Lucknow, Jan. 23: Eight members of a marriage party that went visiting the Kalinjar fort in Bundelkhand today were killed when some goons sprayed them with bullets.
The group was driving down from the hill fort in two jeeps after a stopover at the Neelkanth Mahadev temple.
The additional director-general of police (law and order) said the killing appeared to be the handiwork of one of the dacoit gangs infesting the hilly forest area. “We are also looking for other motives,” he said.
Last night, the Chhotey Pundit family, from Mahodhar village of Banda district, had travelled to nearby Panna district in Madhya Pradesh for their son’s marriage. “On their way back, about 24 of the party decided to visit the Kalinjar fort this morning,” commissioner of Chitrakoot Dham V.K. Gupta said.
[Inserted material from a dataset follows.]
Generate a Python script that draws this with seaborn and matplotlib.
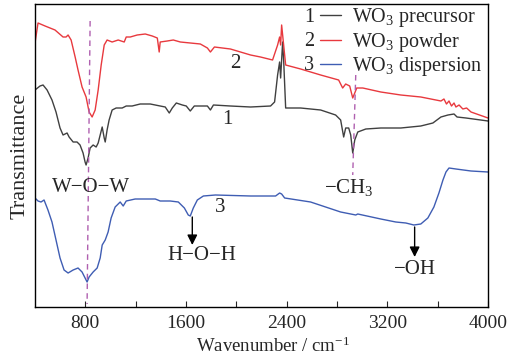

Madhya Pradesh and Uttar Pradesh police have launched a joint search operation.
Dacoit gangs led by Pannu and Sattoo Yadav are active in the region. “Twenty days ago, they had kidnapped five persons from near Kalinjar village close to the imposing 7th Century fort,” a Banda district official said.
A picket of the Provincial Armed Constabulary was permanently posted at Kalinjar to prevent dacoit raids. “The PAC men, however, had been sent away for Republic Day celebrations,” a Kalinjar villager said.
The Kalinjar fort and its neighbourhood are a goldmine of antiquities. Some international smuggling syndicates have been operating here for years, even before the fort was declared a national heritage site and sold as a tourist attraction.
There is, however, little policing in the area. Several dacoit gangs have struck in Kalinjar and neighbouring villages over the past two years, the residents said.
According to myth, at Kalinjar, which means the “destroyer of time” in Sanskrit, Lord Shiva had slain the god of time. The hill has been considered holy ever since.
The Neelkanth Mahadev temple was built in the west of the hills by the Chandela rulers in the 7th century.
“Kalinjar has had a bloody history. Hindu rulers of various dynasties as well as Muslim rulers have fought to conquer it. But the fort kept passing from one ruler to another,” historian S.P. Tripathi said.
The British seized the fort from the Chandelas -- who ruled the region the longest -- in 1812 after a long drawn battle and overran it, Tripathi said.